- Born: 27 July 1949 Lamontville, Durban, South Africa
- Died: 20 April 2026 (aged 76) KwaZulu-Natal, South Africa
- Occupations: Model, actress
- Years active: 1970–2026
- Children: 4 (including Nonhle Thema)

= Cynthia Shange =

South African model and actress (1949–2026)

Cynthia Philisiwe Shange (27 July 1949 – 20 April 2026) was a South African model and actress. She is best known for being the first Black South African to represent the country at the Miss World 1972 pageant in 1972 and for her long-running role as MaNkosi in the SABC 2 soap opera Muvhango.

== Early life and education ==
Shange was born on 27 July 1949 in the township of Lamontville, near Durban, Kwazulu-Natal province of South Africa. She began her career in the early 1970s as a model, participating in local beauty pageants despite the restrictions of the Apartheid era.

== Career ==

=== Pageantry ===
In 1972, Shange won the "Miss Africa South" title (a separate competition for Black South Africans during apartheid).
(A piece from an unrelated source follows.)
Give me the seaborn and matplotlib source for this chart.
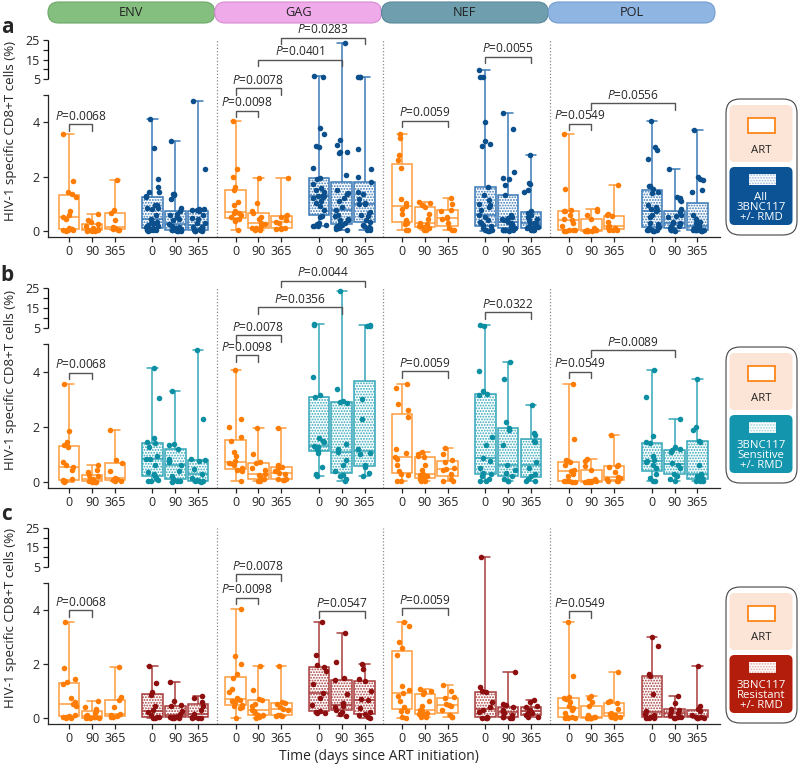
import numpy as np
import pandas as pd
import seaborn as sns
import matplotlib.pyplot as plt
from matplotlib.patches import FancyBboxPatch, Rectangle
from matplotlib.ticker import FixedLocator, FixedFormatter
from matplotlib.transforms import blended_transform_factory

genes = ['ENV', 'GAG', 'NEF', 'POL']
days = ['0', '90', '365']

# HIV-1 specific CD8+T cells (%), lists are day 0 / 90 / 365
# ART alone (same participants in every row)
art_env = [[3.57, 1.85, 1.45, 1.35, 1.27, 0.74, 0.6, 0.53, 0.45, 0.12, 0.08, 0.05, 0.03, 0.02, 0.01],
           [0.62, 0.42, 0.35, 0.27, 0.2, 0.12, 0.09, 0.05, 0.03, 0.02, 0.01, 0.01, 0.0],
           [1.88, 0.78, 0.68, 0.4, 0.15, 0.1, 0.06, 0.04, 0.03]]
art_gag = [[4.05, 2.3, 2.0, 1.62, 1.5, 1.08, 0.95, 0.75, 0.68, 0.65, 0.6, 0.5, 0.44, 0.42, 0.38, 0.02],
           [1.94, 1.03, 0.72, 0.68, 0.52, 0.45, 0.3, 0.25, 0.2, 0.12, 0.1, 0.05, 0.02],
           [1.94, 0.6, 0.56, 0.52, 0.4, 0.33, 0.3, 0.12, 0.1, 0.08, 0.06]]
art_nef = [[3.57, 3.42, 2.82, 2.6, 2.34, 1.18, 1.05, 0.91, 0.82, 0.62, 0.4, 0.28, 0.25, 0.03, 0.02],
           [1.07, 1.02, 0.95, 0.89, 0.62, 0.45, 0.3, 0.25, 0.2, 0.15, 0.1, 0.05, 0.03],
           [1.23, 1.0, 0.78, 0.74, 0.52, 0.48, 0.45, 0.3, 0.1, 0.05, 0.03]]
art_pol = [[3.57, 1.56, 0.78, 0.75, 0.72, 0.6, 0.45, 0.39, 0.3, 0.2, 0.05, 0.03, 0.02, 0.01, 0.01],
           [0.82, 0.75, 0.58, 0.45, 0.1, 0.05, 0.03, 0.02, 0.02, 0.01, 0.01, 0.01, 0.0],
           [1.69, 0.62, 0.58, 0.55, 0.35, 0.17, 0.15, 0.1, 0.05, 0.03, 0.02]]

# 3BNC117 +/- RMD, sensitive viruses
sens_env = [[4.12, 3.05, 1.61, 1.45, 1.42, 1.27, 0.95, 0.85, 0.82, 0.6, 0.35, 0.3, 0.2, 0.15, 0.08, 0.04, 0.02],
            [3.31, 1.36, 1.33, 1.18, 0.85, 0.73, 0.6, 0.4, 0.2, 0.1, 0.05, 0.02, 0.01],
            [4.79, 2.3, 0.82, 0.78, 0.75, 0.48, 0.3, 0.15, 0.08, 0.05, 0.03, 0.02, 0.01]]
sens_gag = [[6.8, 6.3, 3.8, 3.15, 3.09, 1.6, 1.5, 1.45, 1.3, 1.28, 1.27, 1.2, 1.11, 1.05, 0.55, 0.3, 0.2],
            [23.5, 3.37, 2.93, 2.9, 2.88, 1.36, 1.2, 1.09, 0.79, 0.6, 0.4, 0.25, 0.2, 0.1, 0.05],
            [6.1, 6.0, 5.9, 3.02, 2.3, 1.18, 1.05, 1.0, 0.6, 0.55, 0.34, 0.2]]
sens_nef = [[6.3, 5.9, 4.01, 3.3, 3.2, 3.15, 1.62, 1.33, 0.87, 0.76, 0.5, 0.34, 0.3, 0.2, 0.1, 0.05, 0.02],
            [4.36, 3.75, 2.17, 1.94, 1.9, 1.33, 0.6, 0.45, 0.34, 0.2, 0.1, 0.05, 0.02],
            [2.81, 1.78, 1.72, 1.5, 1.45, 0.73, 0.5, 0.3, 0.2, 0.1, 0.05, 0.02]]
sens_pol = [[4.07, 3.1, 1.66, 1.45, 1.4, 0.95, 0.8, 0.76, 0.72, 0.6, 0.5, 0.3, 0.15, 0.05, 0.02],
            [2.28, 1.27, 1.21, 1.15, 1.1, 0.7, 0.6, 0.5, 0.3, 0.2, 0.1, 0.03],
            [3.72, 2.0, 1.88, 1.5, 1.45, 0.6, 0.3, 0.2, 0.15, 0.1, 0.05, 0.03, 0.02]]

# 3BNC117 +/- RMD, resistant viruses
res_env = [[1.93, 1.3, 0.95, 0.85, 0.45, 0.3, 0.22, 0.1, 0.05, 0.03, 0.02, 0.01],
           [1.35, 0.62, 0.5, 0.45, 0.27, 0.15, 0.08, 0.05, 0.03, 0.02, 0.01, 0.01],
           [0.8, 0.76, 0.6, 0.46, 0.3, 0.15, 0.05, 0.03, 0.02, 0.01, 0.01]]
res_gag = [[3.57, 2.33, 1.95, 1.9, 1.75, 1.28, 0.94, 0.76, 0.5, 0.25, 0.22, 0.2, 0.18],
           [3.16, 2.08, 1.5, 1.4, 0.89, 0.55, 0.45, 0.42, 0.3, 0.23, 0.15, 0.06],
           [2.0, 1.8, 1.45, 1.38, 1.0, 0.7, 0.68, 0.39, 0.21, 0.15, 0.12, 0.05, 0.02]]
res_nef = [[9.9, 1.16, 1.0, 0.95, 0.6, 0.4, 0.3, 0.21, 0.03, 0.02, 0.01, 0.01],
           [1.69, 0.52, 0.48, 0.4, 0.3, 0.27, 0.2, 0.12, 0.05, 0.03, 0.02, 0.01],
           [0.68, 0.6, 0.45, 0.4, 0.3, 0.25, 0.2, 0.15, 0.1, 0.05, 0.03]]
res_pol = [[3.0, 2.67, 1.65, 1.55, 0.89, 0.27, 0.15, 0.12, 0.03, 0.02, 0.01, 0.0],
           [0.8, 0.55, 0.35, 0.3, 0.25, 0.2, 0.1, 0.05, 0.03, 0.02, 0.01],
           [1.92, 0.45, 0.33, 0.25, 0.1, 0.05, 0.03, 0.02, 0.01, 0.01]]

# P values: (gene, left box, right box, bracket height in axis units, value)
pvals_a = [(0, 0, 1, 3.94, '0.0068'), (1, 0, 1, 4.44, '0.0098'), (1, 0, 2, 5.27, '0.0078'),
           (1, 1, 4, 6.31, '0.0401'), (1, 2, 5, 7.13, '0.0283'), (2, 0, 2, 4.07, '0.0059'),
           (2, 3, 5, 6.42, '0.0055'), (3, 0, 1, 3.95, '0.0549'), (3, 1, 4, 4.71, '0.0556')]
pvals_b = [(0, 0, 1, 3.96, '0.0068'), (1, 0, 1, 4.6, '0.0098'), (1, 0, 2, 5.32, '0.0078'),
           (1, 1, 4, 6.35, '0.0356'), (1, 2, 5, 7.3, '0.0044'), (2, 0, 2, 4.02, '0.0059'),
           (2, 3, 5, 6.17, '0.0322'), (3, 0, 1, 4.0, '0.0549'), (3, 1, 4, 4.79, '0.0089')]
pvals_c = [(0, 0, 1, 4.0, '0.0068'), (1, 0, 1, 4.46, '0.0098'), (1, 0, 2, 5.32, '0.0078'),
           (1, 3, 5, 3.96, '0.0547'), (2, 0, 2, 4.06, '0.0059'), (3, 0, 1, 3.96, '0.0549')]

# broken y axis: 0-5 linear, then 5-25 squeezed
GAP, K = 0.6, 0.072
YLO, YHI = -0.22, 25


def fwd(y):
    y = np.asarray(y, dtype=float)
    return np.where(y <= 5, y, 5 + GAP + (y - 5) * K)


def inv(t):
    t = np.asarray(t, dtype=float)
    return np.where(t <= 5, t, np.where(t < 5 + GAP, 5.0, 5 + (t - 5 - GAP) / K))


T_LO, T_HI = float(fwd(YLO)), float(fwd(YHI))

STEP = 7.3
OFFS = [0, 1, 2, 3.65, 4.65, 5.65]
XLO, XHI = -0.93, 28.54

ART_PT, ART_LN = '#ff7d05', '#ff9b3d'


def xpos(g, i):
    return STEP * g + OFFS[i]


def long_table(arrays, first):
    recs = []
    for g, per_gene in enumerate(arrays):
        for t, vals in enumerate(per_gene):
            recs += [(xpos(g, first + t), v) for v in vals]
    return pd.DataFrame(recs, columns=['pos', 'pct'])


def tfrac(t):
    return (t - T_LO) / (T_HI - T_LO)


def draw_row(ax, trt, pt_col, ln_col, pvals):
    ax.set_yscale('function', functions=(fwd, inv))
    art_df = long_table([art_env, art_gag, art_nef, art_pol], 0)
    trt_df = long_table(trt, 3)

    sns.boxplot(data=art_df, x='pos', y='pct', orient='x', native_scale=True, whis=(0, 100),
                width=0.9, color='white', linecolor=ART_LN, linewidth=1.1, ax=ax)
    n0 = len(ax.patches)
    sns.boxplot(data=trt_df, x='pos', y='pct', orient='x', native_scale=True, whis=(0, 100),
                width=0.9, color='white', linecolor=ln_col, linewidth=1.1, ax=ax)
    for patch in ax.patches[n0:]:
        patch.set_hatch('......')

    sns.stripplot(data=art_df, x='pos', y='pct', orient='x', native_scale=True, jitter=0.3,
                  size=4, color=ART_PT, linewidth=0, zorder=4, ax=ax)
    sns.stripplot(data=trt_df, x='pos', y='pct', orient='x', native_scale=True, jitter=0.3,
                  size=4, color=pt_col, linewidth=0, zorder=4, ax=ax)

    for g in range(1, 4):
        ax.axvline(STEP * g - 0.82, color='#8a8a8a', ls=(0, (1, 1.6)), lw=0.9, zorder=0)

    tr = blended_transform_factory(ax.transData, ax.transAxes)
    for g, i, j, lvl, txt in pvals:
        x0, x1 = xpos(g, i), xpos(g, j)
        ax.plot([x0, x0, x1, x1], [tfrac(lvl - 0.24), tfrac(lvl), tfrac(lvl), tfrac(lvl - 0.24)],
                transform=tr, color='#555555', lw=1.0, clip_on=False)
        ax.text((x0 + x1) / 2, tfrac(lvl + 0.05), f'$P$={txt}', transform=tr,
                ha='center', va='bottom', fontsize=8.6)

    ax.yaxis.set_major_locator(FixedLocator([0, 2, 4, 5, 5.0001, 10, 15, 20, 25]))
    ax.yaxis.set_major_formatter(FixedFormatter(['0', '2', '4', '', '5', '', '15', '', '25']))
    ax.set_xticks([xpos(g, i) for g in range(4) for i in range(6)])
    ax.set_xticklabels(days * 8)
    ax.tick_params(axis='both', length=3.8, width=0.9, labelsize=9, pad=2)

    sns.despine(ax=ax)
    ax.spines['left'].set_bounds(YLO, 5)
    ax.plot([XLO, XLO], [5.0001, 25], color='black', lw=0.9, clip_on=False, solid_capstyle='butt')

    ax.set_xlim(XLO, XHI)
    ax.set_ylim(YLO, YHI)
    ax.set_xlabel('')
    ax.set_ylabel('HIV-1 specific CD8+T cells (%)', fontsize=9.6)
    ax.yaxis.set_label_coords(-0.046, 0.54)
    ax.patch.set_alpha(0)


def draw_legend(ov, dy, box_col, hatch_col, lines):
    ov.add_patch(FancyBboxPatch((726, 99 + dy), 71, 136, boxstyle='round,pad=0,rounding_size=14',
                                fc='white', ec='#444444', lw=0.8))
    ov.add_patch(FancyBboxPatch((729.5, 105 + dy), 63, 57, boxstyle='round,pad=0,rounding_size=5',
                                fc='#fce4d6', ec='none'))
    ov.add_patch(Rectangle((748, 118 + dy), 27, 15, fc='white', ec=ART_PT, lw=1.2))
    ov.text(761, 150 + dy, 'ART', ha='center', va='center', fontsize=8.2, color='#222222')
    ov.add_patch(FancyBboxPatch((729.5, 167 + dy), 63, 58, boxstyle='round,pad=0,rounding_size=5',
                                fc=box_col, ec='none'))
    ov.add_patch(Rectangle((749, 174 + dy), 27, 11, fc='white', ec=hatch_col, lw=0, hatch='......'))
    for k, s in enumerate(lines):
        ov.text(761, 197 + 10 * k + dy, s, ha='center', va='center', fontsize=8.2, color='white')


def main():
    sns.set_style('ticks')
    plt.rcParams['font.family'] = ['Open Sans', 'DejaVu Sans']
    plt.rcParams['mathtext.fontset'] = 'custom'
    plt.rcParams['mathtext.it'] = 'Open Sans:italic'
    plt.rcParams['mathtext.rm'] = 'Open Sans'
    plt.rcParams['axes.linewidth'] = 0.9
    plt.rcParams['hatch.linewidth'] = 0.9
    np.random.seed(7)

    all_trt = [[s + r for s, r in zip(sg, rg)]
               for sg, rg in zip([sens_env, sens_gag, sens_nef, sens_pol],
                                 [res_env, res_gag, res_nef, res_pol])]

    rows = [
        dict(letter='a', top=40, bottom=237, trt=all_trt, pt='#0b4f8c', ln='#3b79b6',
             box='#0b5394', hat='#9dbbdc', lines=['All', '3BNC117', '+/- RMD'], pv=pvals_a),
        dict(letter='b', top=288, bottom=488, trt=[sens_env, sens_gag, sens_nef, sens_pol], pt='#0c8ea3',
             ln='#34a7b9', box='#1395ad', hat='#9dd3dc', lines=['3BNC117', 'Sensitive', '+/- RMD'],
             pv=pvals_b),
        dict(letter='c', top=528, bottom=724, trt=[res_env, res_gag, res_nef, res_pol], pt='#8e0f0f',
             ln='#a83d3d', box='#b21d0c', hat='#e0a9a2', lines=['3BNC117', 'Resistant', '+/- RMD'],
             pv=pvals_c),
    ]

    fig = plt.figure(figsize=(8, 7.65), dpi=100)
    W, H = 800, 765
    for r in rows:
        ax = fig.add_axes([48 / W, 1 - r['bottom'] / H, 672 / W, (r['bottom'] - r['top']) / H])
        draw_row(ax, r['trt'], r['pt'], r['ln'], r['pv'])

    ov = fig.add_axes([0, 0, 1, 1])
    ov.set_xlim(0, W)
    ov.set_ylim(H, 0)
    ov.axis('off')

    tabs = [('ENV', '#84bf80', '#6aa766'), ('GAG', '#efaaea', '#d58bd0'),
            ('NEF', '#6f9fae', '#5a8898'), ('POL', '#8fb5e3', '#739bcd')]
    for k, (name, fc, ec) in enumerate(tabs):
        x0 = 48 + k * 166.75
        ov.add_patch(FancyBboxPatch((x0, 2), 166.75, 21, boxstyle='round,pad=0,rounding_size=10.5',
                                    fc=fc, ec=ec, lw=0.8))
        ov.text(x0 + 83.4, 12.8, name, ha='center', va='center', fontsize=9.2, color='#222222')

    for r in rows:
        ov.text(7, r['top'] - 13, r['letter'], ha='center', va='center', fontsize=15, fontweight='bold')
        draw_legend(ov, r['top'] - 40, r['box'], r['hat'], r['lines'])

    ov.text(379, 756, 'Time (days since ART initiation)', ha='center', va='center', fontsize=10)

    fig.savefig('out.png', dpi=100)


if __name__ == "__main__":
    main()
This victory allowed her to compete in the Miss World 1972 pageant held in London, making her the first Black woman to represent South Africa on an international stage.

=== Acting ===
Shange transitioned to acting in the mid-1970s. She gained significant fame for her role in South Africa's first Black feature film, uDeliwe (1975), starring alongside Joe Mafela. She later became a household name for her role as MaNkosi, in the popular Venda-language soap opera Muvhango, a role she played for over two decades. Shange also appeared on Shaka iLembe.

== Personal life and death ==
Shange was the mother of four children. Her daughter, Nonhle Thema, is a well-known South African television presenter and actress.

Shange died after a short illness at a hospital in Kwazulu-Natal, on 20 April 2026, at the age of 76.